When Dad arrives home, they tell him what had happened and without any shock or disbelief that a tiger had come to tea he sensibly suggests that they go to a cafe for supper.
The next day Sophie and her Mum go shopping to replenish the food stocks and even buy a tin of tiger food incase he ever comes again.....................but he never did!
~ Illustrations ~
It has to be said that the illustrations are dated but some would say in a quaint way. I have to admit that the young children that I have read this to are so engrossed with the pure fantasy of this book that none have ever commented on the unfashionable clothes or the net shopping bag that Mum carries.
The tiger is depicted as being very large, yet friendly and happy and the sheer awe on Sophie's face when admiring the tiger is brilliantly captured.

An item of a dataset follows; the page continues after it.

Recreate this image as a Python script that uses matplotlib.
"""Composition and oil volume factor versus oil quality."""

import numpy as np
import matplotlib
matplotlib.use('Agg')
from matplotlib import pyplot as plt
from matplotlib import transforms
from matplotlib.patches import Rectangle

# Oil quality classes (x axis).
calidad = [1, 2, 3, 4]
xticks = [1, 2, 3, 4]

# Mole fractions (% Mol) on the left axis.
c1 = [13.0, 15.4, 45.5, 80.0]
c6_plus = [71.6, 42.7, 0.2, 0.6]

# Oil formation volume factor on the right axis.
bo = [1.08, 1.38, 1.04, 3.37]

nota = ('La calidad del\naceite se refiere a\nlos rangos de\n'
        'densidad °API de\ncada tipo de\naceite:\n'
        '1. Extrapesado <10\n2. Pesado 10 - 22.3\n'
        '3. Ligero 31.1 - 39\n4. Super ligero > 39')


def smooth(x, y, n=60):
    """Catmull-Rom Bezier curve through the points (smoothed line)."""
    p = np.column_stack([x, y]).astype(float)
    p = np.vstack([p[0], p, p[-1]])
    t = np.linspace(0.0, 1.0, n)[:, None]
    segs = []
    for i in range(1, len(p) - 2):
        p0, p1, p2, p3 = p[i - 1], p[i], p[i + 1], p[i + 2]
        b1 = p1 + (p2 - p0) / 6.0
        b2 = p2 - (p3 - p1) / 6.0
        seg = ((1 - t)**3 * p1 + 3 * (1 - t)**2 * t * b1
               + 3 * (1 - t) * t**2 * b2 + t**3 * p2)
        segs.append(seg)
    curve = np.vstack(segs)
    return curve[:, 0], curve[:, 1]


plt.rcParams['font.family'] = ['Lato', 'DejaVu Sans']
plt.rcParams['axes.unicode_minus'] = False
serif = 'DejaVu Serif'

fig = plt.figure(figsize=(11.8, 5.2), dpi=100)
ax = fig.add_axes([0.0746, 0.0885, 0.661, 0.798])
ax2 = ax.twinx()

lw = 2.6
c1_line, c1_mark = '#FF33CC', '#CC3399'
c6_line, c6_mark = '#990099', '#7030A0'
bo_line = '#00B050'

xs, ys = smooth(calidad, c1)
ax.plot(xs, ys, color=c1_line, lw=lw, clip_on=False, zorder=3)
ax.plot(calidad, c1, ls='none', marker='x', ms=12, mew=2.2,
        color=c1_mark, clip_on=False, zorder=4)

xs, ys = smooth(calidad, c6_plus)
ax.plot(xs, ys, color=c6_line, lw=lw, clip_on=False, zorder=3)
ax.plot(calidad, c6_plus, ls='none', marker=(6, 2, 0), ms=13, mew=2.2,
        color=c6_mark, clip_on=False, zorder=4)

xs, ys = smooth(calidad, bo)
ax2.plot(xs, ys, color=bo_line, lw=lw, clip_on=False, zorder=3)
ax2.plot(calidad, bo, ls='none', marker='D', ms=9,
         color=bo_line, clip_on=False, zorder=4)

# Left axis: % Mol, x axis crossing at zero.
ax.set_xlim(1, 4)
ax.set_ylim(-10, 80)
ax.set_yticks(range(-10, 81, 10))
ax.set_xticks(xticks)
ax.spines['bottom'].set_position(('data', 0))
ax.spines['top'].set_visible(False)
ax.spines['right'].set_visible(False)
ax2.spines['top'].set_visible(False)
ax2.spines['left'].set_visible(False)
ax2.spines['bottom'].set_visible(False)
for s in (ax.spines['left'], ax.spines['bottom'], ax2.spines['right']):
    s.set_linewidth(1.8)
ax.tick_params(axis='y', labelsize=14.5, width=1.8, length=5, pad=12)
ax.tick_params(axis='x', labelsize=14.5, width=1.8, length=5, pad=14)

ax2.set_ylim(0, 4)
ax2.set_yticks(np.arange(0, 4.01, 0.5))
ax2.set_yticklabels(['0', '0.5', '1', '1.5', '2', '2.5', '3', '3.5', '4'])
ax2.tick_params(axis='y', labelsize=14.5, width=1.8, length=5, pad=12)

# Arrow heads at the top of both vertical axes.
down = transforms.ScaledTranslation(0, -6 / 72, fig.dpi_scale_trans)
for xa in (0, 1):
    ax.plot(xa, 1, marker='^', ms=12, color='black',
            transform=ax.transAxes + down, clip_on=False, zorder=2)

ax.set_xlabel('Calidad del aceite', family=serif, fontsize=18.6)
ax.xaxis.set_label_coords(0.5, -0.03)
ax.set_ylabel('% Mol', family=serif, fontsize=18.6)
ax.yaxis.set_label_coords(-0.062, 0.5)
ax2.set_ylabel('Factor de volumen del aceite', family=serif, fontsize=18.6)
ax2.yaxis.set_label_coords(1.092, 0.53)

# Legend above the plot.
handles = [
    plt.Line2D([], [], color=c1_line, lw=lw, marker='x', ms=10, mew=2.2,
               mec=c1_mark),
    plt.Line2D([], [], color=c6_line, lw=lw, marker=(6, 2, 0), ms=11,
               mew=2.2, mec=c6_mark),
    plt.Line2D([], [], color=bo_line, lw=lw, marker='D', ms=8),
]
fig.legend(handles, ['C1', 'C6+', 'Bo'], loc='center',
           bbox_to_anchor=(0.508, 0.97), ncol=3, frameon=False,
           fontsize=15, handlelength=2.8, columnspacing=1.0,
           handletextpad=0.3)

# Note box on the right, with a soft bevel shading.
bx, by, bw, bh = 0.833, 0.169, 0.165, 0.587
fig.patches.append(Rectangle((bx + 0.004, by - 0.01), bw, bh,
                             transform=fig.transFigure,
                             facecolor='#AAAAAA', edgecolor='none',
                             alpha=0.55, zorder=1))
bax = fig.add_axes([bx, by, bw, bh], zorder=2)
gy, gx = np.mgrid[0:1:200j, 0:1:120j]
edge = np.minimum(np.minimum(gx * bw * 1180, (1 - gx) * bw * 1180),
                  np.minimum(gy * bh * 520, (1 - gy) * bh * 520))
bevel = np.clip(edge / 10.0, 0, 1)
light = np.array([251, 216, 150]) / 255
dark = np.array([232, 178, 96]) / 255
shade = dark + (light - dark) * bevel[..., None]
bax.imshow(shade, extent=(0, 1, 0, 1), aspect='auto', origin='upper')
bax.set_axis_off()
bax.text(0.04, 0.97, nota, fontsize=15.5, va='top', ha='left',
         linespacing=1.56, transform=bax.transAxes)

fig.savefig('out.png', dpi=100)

Those of you who would prefer clothes less 'late 1960s' should be interested to know that in Feb 2006 a new paperback and CD will be published. In this all of the artwork will be re-originated and a fresh design approach has been adopted.......that's what they promise anyway! I'm looking forward to having a peek at this and drawing my own comparisons.
~ The style & content ~
It is a very simple story and appeals to 3 - 6 year olds.
The comical joy of this delightful book is the ease with which the two main characters accept the tiger as if they are perfectly used to having animals of this kind eating them out of house and home!
I am yet to come across a child who doesn't enjoy the fantasy of this book.
~ Judith Kerr ~ She escaped Nazi Germany in 1932 and ended up in England in 1936 where she went to art school in London.
She has written a range of children's books:
Mog the forgetful cat Mog in the dark Goodbye Mog Mon on fox night Mog and the Vee-Ee-Tee
~ Prices and Types of books ~
Try www.amazon.co.uk for probably the best deals, e.g. Picture Lions publications: ~ paperback used and new from £2.43 ~ hardcover used and new from £5.73
For children who want to recreate the tiger's visit there is a hardback miniature copy of the book, with 1 china teapot, 2 cups and saucers & 1 china milk jug. www.amazon.co.uk price is £7.69 www.play.com price is £8.49
As stated earlier, the idea of a tiger coming to tea appeals to most children. This book may not be for all 'adults' as the dated illustrations may put some off it, but believe me, when children are so engrossed in fantasy, the last thing on their minds is 'fashion'!
The idea of going to a cafe for supper and not a fast-food place like Burger King or McDonalds etc is a strange concept for some of the children I have read this to but it's a good topic for discussion if the question arises as to what a cafe is!
Despite all of this, it's a lovely children's book with a very simple but highly imaginative storyline.